Value capture financing models link the appreciation of land near transit hubs to contributions toward public infrastructure, while public-private partnership clauses condition development rights upon compliance with environmental and social obligations. The result is a species of agreement that is simultaneously a property instrument, a financial contract and a regulatory compact.
A landmark regulatory innovation in the 2026 Delhi framework is the replacement of the earlier, fragmented multi-agency approval process, which had required developers to approach the MCD, DJB, DFS and other agencies separately, with a single-window clearance system administered by a TOD Committee under the DDA's Vice-Chairman. This streamlined architecture represents a conscious legal redesign, one that produces time-bound approvals, consolidated charges and a unified interface that reduces transaction costs and enhances accountability. These developments illustrate how TOD has become a legal laboratory, producing enforceable agreements that define not only property and financial obligations but also environmental accountability and social responsibility.
Illustrative Projects and Legal Lessons
The true test of any legal framework is not how it reads on paper, but how it operates on the ground.
India's emerging TOD projects provide an early glimpse into that reality. The Ghaziabad RRTS corridor employs value capture financing with escrow and revenue-sharing mechanisms, demonstrating how multi-party coordination and compliance obligations are integrated into project design from inception rather than grafted on as an afterthought.7
Chennai Metro's TOD initiatives emphasise multimodal connectivity and sustainability obligations, providing a replicable template for legally coherent high-density corridors. Hubballi's BRTS TOD, meanwhile, demonstrates that smaller cities can adopt scalable legal frameworks that balance equity, commercial viability and regulatory compliance without sacrificing any of these objectives to the others. Collectively, these projects affirm that TOD operates as a complex, real-time legal ecosystem where statutory compliance, contractual obligations and regulatory oversight converge to structure urban growth in ways that no single instrument, however well-drafted, could achieve alone.
Conclusion: Law as the Architecture of Urban Transformation
The evolution of TOD in India suggests that the future of urban development will be written as much in statutes, contracts and courtrooms as in master plans. What began as a planning concept has steadily evolved into a legal framework through which governments, developers, transit authorities and communities negotiate the future shape of the city.

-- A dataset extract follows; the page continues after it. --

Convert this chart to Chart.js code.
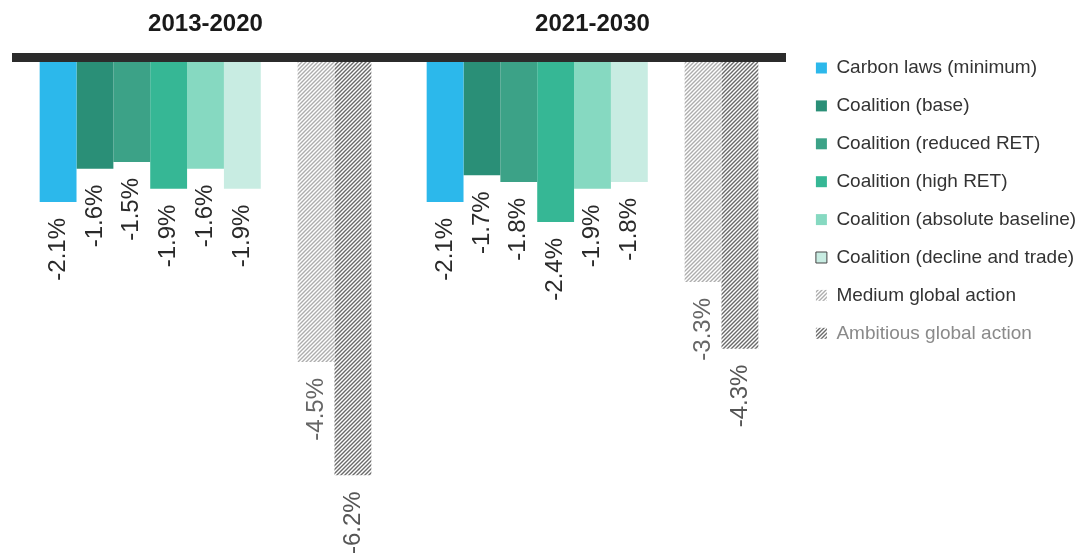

Perhaps the most significant indicator of TOD's legal maturation is the fact that its framework is no longer confined to established metropolitan centres. In December 2025, the Rajasthan Cabinet approved a comprehensive statewide TOD Policy8, one of the first instruments of its kind at the state level in India. This geographical expansion of the TOD legal framework is reinforced by the Union Budget 2026–279, which allocated substantial resources to urban development and infrastructure creation, providing the fiscal architecture upon which state-level TOD legal frameworks are increasingly being built.
At the same time, courts are increasingly being called upon to define the contours of public purpose, compensation, rehabilitation, and development rights within TOD corridors. Judicial insistence that social and environmental commitments embedded in redevelopment frameworks must operate as enforceable obligations rather than aspirational policy statements is reshaping how developers, transit agencies and public authorities structure their projects. The growing reliance on streamlined approval mechanisms, specialised dispute-resolution processes and integrated regulatory frameworks further reflects an emerging recognition that legal certainty and administrative efficiency are essential prerequisites for sustainable urban transformation.
The Delhi TOD Regulations and Charges, 2026, the Rajasthan statewide TOD Policy, judicial reaffirmation of sustainable development principles and continuing public investment in urban infrastructure collectively demonstrate that TOD is no longer a planning aspiration awaiting legal architecture. The architecture is already being built - in statute, in contract and in court. As Indian cities continue to densify around transit infrastructure, the success of TOD will ultimately depend on whether the law can do what urban planning alone cannot: reconcile growth, sustainability, private investment and public interest within a single coherent framework.
Footnotes
1. Draft TOD Guidelines, Ministry of Housing and Urban Affairs, Government of India, 2025.
2. Right to Fair Compensation and Transparency in Land Acquisition, Rehabilitation and Resettlement Act, No. 30 of 2013, India Code (2013).
4. M.C. Mehta v. Kamal Nath, (1997) 1 S.C.C. 388 (India).
5. The Auroville Found. v. Navroz Kersasp Mody, 2025 INSC 347 (India).
6. Olga Tellis v. Bombay Mun. Corp., (1985) 3 S.C.C. 545 (India).
7. Delhi Development Authority, identification of 14 land parcels along metro corridors for residential and mixed-use development under TOD Regulations and Charges, 2026 (May 2026). https://www.inkl.com/news/dda-identifies-14-land-parcels-along-metro-corridors-for-housing-push
8. Government of Rajasthan, Transit-Oriented Development Policy, 2025.
9. Union Budget 2026–27, Ministry of Housing and Urban Affairs, Demand for Grants.